-- start of SUPPLIED MATERIAL --
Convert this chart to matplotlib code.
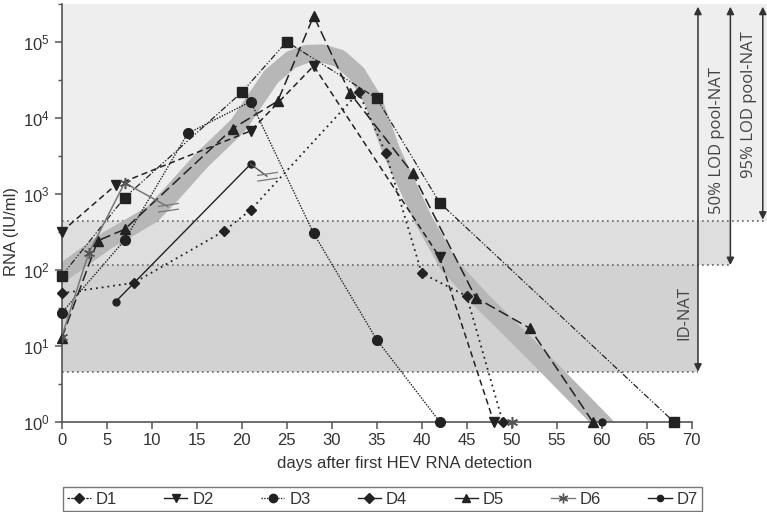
import numpy as np
import matplotlib
matplotlib.use("Agg")
import matplotlib.pyplot as plt
from matplotlib.lines import Line2D
from matplotlib.patches import Rectangle
from matplotlib.path import Path
from matplotlib.ticker import FixedLocator

plt.rcParams["font.family"] = ["Liberation Sans", "DejaVu Sans"]

# ---- data (days, IU/ml) ----
d1_x = [0, 7, 20, 25, 35, 42, 68]
d1_y = [83, 890, 21500, 100000, 18000, 760, 1]

d2_x = [0, 6, 21, 28, 42, 48]
d2_y = [316, 1300, 6700, 48000, 146, 1]

d3_x = [0, 7, 14, 21, 28, 35, 42]
d3_y = [27, 245, 6200, 16300, 300, 12, 1]

d4_x = [0, 8, 18, 21, 33, 36, 40, 45, 49]
d4_y = [49, 67, 320, 610, 21500, 3450, 90, 45, 1]

d5_x = [0, 4, 7, 19, 24, 28, 32, 39, 46, 52, 59]
d5_y = [12.5, 240, 340, 7200, 16500, 218000, 21300, 1850, 43, 17, 1]

d6_x = [0, 3, 7, 11.8]
d6_y = [13, 165, 1390, 675]
d6_late_x = [50]
d6_late_y = [1]

d7_x = [6, 21, 22.8]
d7_y = [38, 2450, 1700]
d7_late_x = [60]
d7_late_y = [1]

# trend band
band_x = [0, 5, 10, 12, 15.5, 19.6, 23.3, 25.5, 27.2, 29.0, 30.9, 32.8, 34.6,
          36.6, 40.2, 43.0, 46.6, 53.0, 60.0, 61.5]
band_y = [90, 240, 530, 930, 2700, 7900, 35000, 58000, 69000, 70000, 60000,
          38000, 17000, 3700, 450, 115, 40, 7, 1.0, 0.65]

# detection limits
lod_95 = 437
lod_50 = 115
lod_id = 4.55

fig = plt.figure(figsize=(7.67, 5.12), dpi=100)
ax = fig.add_axes([0.0804, 0.1764, 0.8214, 0.8164])
ax.set_yscale("log")
ax.set_xlim(0, 70)
ytop = 10 ** 5.5
ax.set_ylim(1, ytop)
ax.set_facecolor("none")

# shaded zones
ax.add_patch(Rectangle((0, lod_95), 78.4, ytop - lod_95, facecolor="#eeeeee",
                       edgecolor="none", clip_on=False, zorder=0))
ax.add_patch(Rectangle((0, lod_50), 74.3, lod_95 - lod_50, facecolor="#dedede",
                       edgecolor="none", clip_on=False, zorder=0))
ax.add_patch(Rectangle((0, lod_id), 70.7, lod_50 - lod_id, facecolor="#d2d2d2",
                       edgecolor="none", clip_on=False, zorder=0))
for yv, xe in [(lod_95, 78.4), (lod_50, 74.3), (lod_id, 70.7)]:
    ax.plot([0, xe], [yv, yv], color="#666666", lw=1.2, ls=(0, (1, 2)),
            clip_on=False, zorder=1)

# trend band
ax.plot(band_x, band_y, color="#b7b7b7", lw=13, solid_capstyle="butt",
        solid_joinstyle="round", zorder=2)

dark = "#222222"
ax.plot(d1_x, d1_y, color=dark, lw=0.9, ls=(0, (5, 1.5, 1, 1.5, 1, 1.5)),
        marker="s", ms=6.5, clip_on=False, zorder=4)
ax.plot(d2_x, d2_y, color=dark, lw=1.1, ls=(0, (4, 2.5)),
        marker="v", ms=7, clip_on=False, zorder=4)
ax.plot(d3_x, d3_y, color=dark, lw=1.0, ls=(0, (1, 1)),
        marker="o", ms=7, clip_on=False, zorder=4)
ax.plot(d4_x, d4_y, color=dark, lw=1.3, ls=(0, (1, 2.2)),
        marker="D", ms=5.5, clip_on=False, zorder=4)
ax.plot(d5_x, d5_y, color=dark, lw=1.1, ls=(0, (7, 3)),
        marker="^", ms=7.5, clip_on=False, zorder=4)

# D6 / D7 with line break symbol
brk = Path([(-1, -0.45), (1, -0.15), (-1, 0.1), (1, 0.4)],
           [Path.MOVETO, Path.LINETO, Path.MOVETO, Path.LINETO])
ax.plot(d6_x, d6_y, color="#777777", lw=1.1, zorder=4)
ax.plot(d6_x[:-1], d6_y[:-1], ls="none", marker=(6, 2, 0), ms=8, mew=1.1,
        color="#555555", zorder=5)
ax.plot(d6_x[-1:], d6_y[-1:], ls="none", marker=brk, ms=15, mew=0.9,
        color="#777777", zorder=5)
ax.plot(d6_late_x, d6_late_y, ls="none", marker=(6, 2, 0), ms=8, mew=1.1,
        color="#555555", clip_on=False, zorder=5)

ax.plot(d7_x[:-1], d7_y[:-1], color=dark, lw=1.0, marker="o", ms=5, zorder=4)
ax.plot(d7_x[1:], d7_y[1:], color="#555555", lw=1.0, zorder=4)
ax.plot(d7_x[-1:], d7_y[-1:], ls="none", marker=brk, ms=15, mew=0.9,
        color="#777777", zorder=5)
ax.plot(d7_late_x, d7_late_y, ls="none", marker="o", ms=5, color=dark,
        clip_on=False, zorder=5)

# range arrows
atop = 10 ** 5.46
for xa, ylo in [(70.7, lod_id), (74.3, lod_50), (77.9, lod_95 * 1.04)]:
    ax.annotate("", xy=(xa, atop), xytext=(xa, ylo), annotation_clip=False,
                arrowprops=dict(arrowstyle="<|-|>", color="#333333", lw=1.1,
                                mutation_scale=11, shrinkA=0, shrinkB=0))
rfont = ["Open Sans", "DejaVu Sans"]
ax.text(70.1, 10 ** 1.43, "ID-NAT", rotation=90, ha="right", va="center",
        fontsize=12, color="#444444", family=rfont)
ax.text(73.7, 10 ** 3.70, "50% LOD pool-NAT", rotation=90, ha="right", va="center",
        fontsize=12, color="#444444", family=rfont)
ax.text(77.3, 10 ** 4.17, "95% LOD pool-NAT", rotation=90, ha="right", va="center",
        fontsize=12, color="#444444", family=rfont)

# axes styling
for s in ["top", "right"]:
    ax.spines[s].set_visible(False)
for s in ["left", "bottom"]:
    ax.spines[s].set_color("#555555")
    ax.spines[s].set_linewidth(1.2)
ax.set_xticks(np.arange(0, 71, 5))
ax.set_yticks([1, 10, 100, 1e3, 1e4, 1e5])
ax.yaxis.set_minor_locator(FixedLocator([10 ** (k + 0.5) for k in range(6)]))
ax.tick_params(axis="both", which="major", length=5, width=1.1, color="#555555",
               labelsize=12, labelcolor="#333333")
ax.tick_params(axis="y", which="minor", length=3, width=1, color="#555555")
ax.set_xlabel("days after first HEV RNA detection", fontsize=12, color="#333333")
ax.xaxis.set_label_coords(0.545, -0.082)
ax.set_ylabel("RNA (IU/ml)", fontsize=12, color="#333333")
ax.yaxis.set_label_coords(-0.068, 0.454)

# legend
handles = [
    Line2D([], [], color=dark, lw=0.9, ls=(0, (2, 1)), marker="D", ms=5.5),
    Line2D([], [], color=dark, lw=1.0, marker="v", ms=6),
    Line2D([], [], color=dark, lw=1.0, ls=(0, (1, 1)), marker="o", ms=6),
    Line2D([], [], color=dark, lw=1.0, marker="D", ms=5.5),
    Line2D([], [], color=dark, lw=1.0, marker="^", ms=6),
    Line2D([], [], color="#777777", lw=1.0, marker=(6, 2, 0), ms=7, mec="#555555"),
    Line2D([], [], color=dark, lw=1.0, marker="o", ms=4.5),
]
labels = ["D1", "D2", "D3", "D4", "D5", "D6", "D7"]
leg = fig.legend(handles, labels, loc="center", ncol=7, mode="expand",
                 bbox_to_anchor=(63 / 767, 1 - 511 / 512, 639 / 767, 24 / 512),
                 fontsize=12, frameon=True, fancybox=False, handlelength=1.4,
                 handletextpad=0.3, borderpad=0.25, borderaxespad=0)
leg.get_frame().set_edgecolor("#555555")
leg.get_frame().set_linewidth(1.0)
for t in leg.get_texts():
    t.set_color("#333333")

fig.savefig("out.png", dpi=100, facecolor="white")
-- end of SUPPLIED MATERIAL --
**WRITTEN EXERCISE:** Report only how many lines of the listing hold the word "matplotlib".

**FULL OUTPUT:** 8